国際会議 IEEE MLSP 2024 にて発表（阿部研・共著）

September 25, 2024

2024年9月22日から25日にかけてイギリス・ロンドンにて開催された The 34th IEEE International Workshop on Machine Learning for Signal Processing (IEEE MLSP 2024) において，阿部教授による研究発表が行われました．

Takumi Wada, Sunao Hara, and Masanobu Abe, ``Explicit prosody control to realize discourse focus in end-to-end text-to-speech,’' The 34th IEEE International Workshop on Machine Learning for Signal Processing (IEEE MLSP 2024), Sept. 2024.
— Poster presentation [2024.9.25], IEEE MLSP 2024, 2024.9.22--25

概要

In this paper, we propose an end-to-end text-to-speech (E2E-TTS) system that enables emphasis prosody using explicit symbols.The proposal hinges on the novel idea that emphasis tags can be generated for TTS training by comparing speech readings of novels by a professional voice actor with synthesized speech generated from the same texts.While human speech naturally contains appropriate emphasis for novels, synthesized speech tends to be more monotonous because of E2E-TTS are typically trained using news article speech.
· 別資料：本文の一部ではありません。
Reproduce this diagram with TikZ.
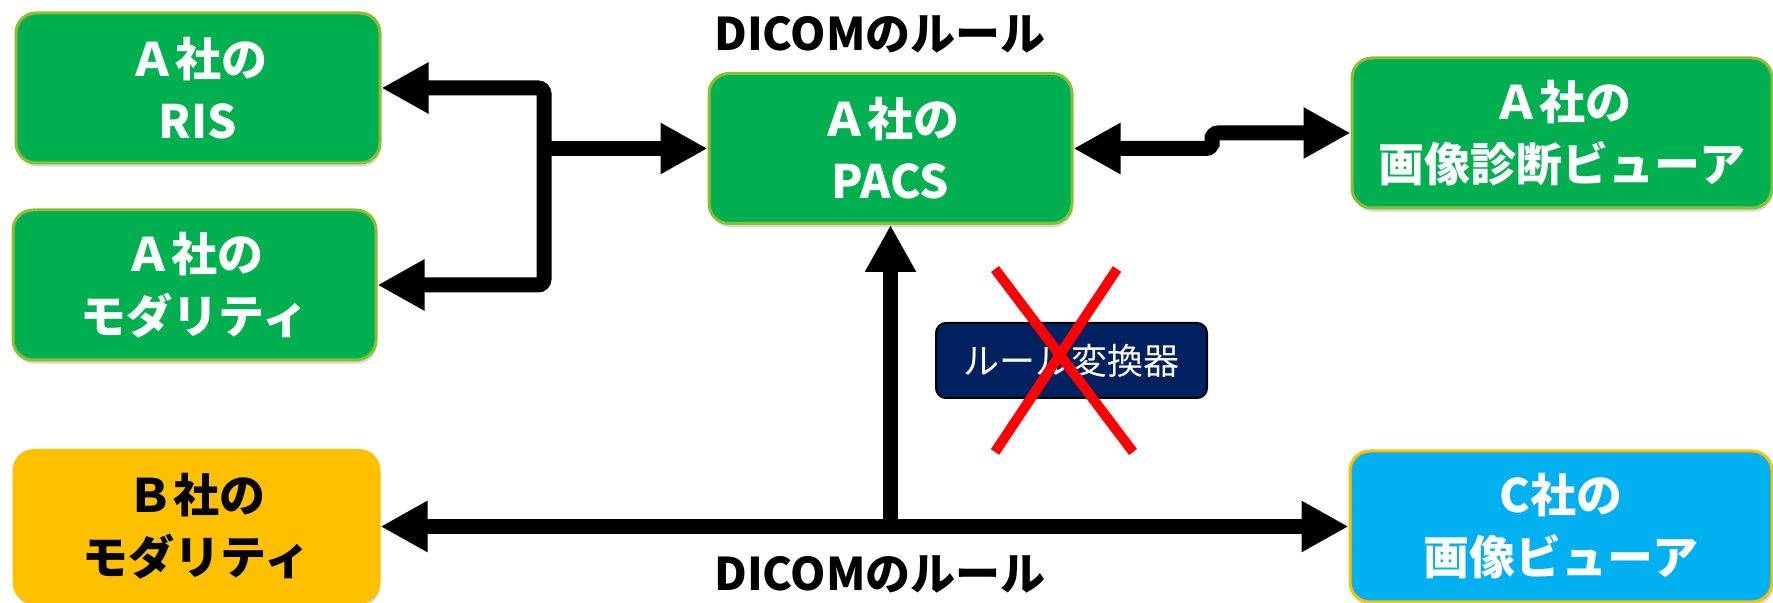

Using this comparative method, we can determine the appropriate emphasis prosody.An explicit prosody-controllable TTS (EPC-TTS) is trained with texts and attached emphasis tags. As prosodic features, F0, power, and a combination of the two are examined.Judging from objective and subjective evaluations, we confirmed that the EPC-TTS can successfully realize a phrase focus using explicit symbols, and the combination of F0 and power yielded the best performance.

参考URL

https://2024.ieeemlsp.org/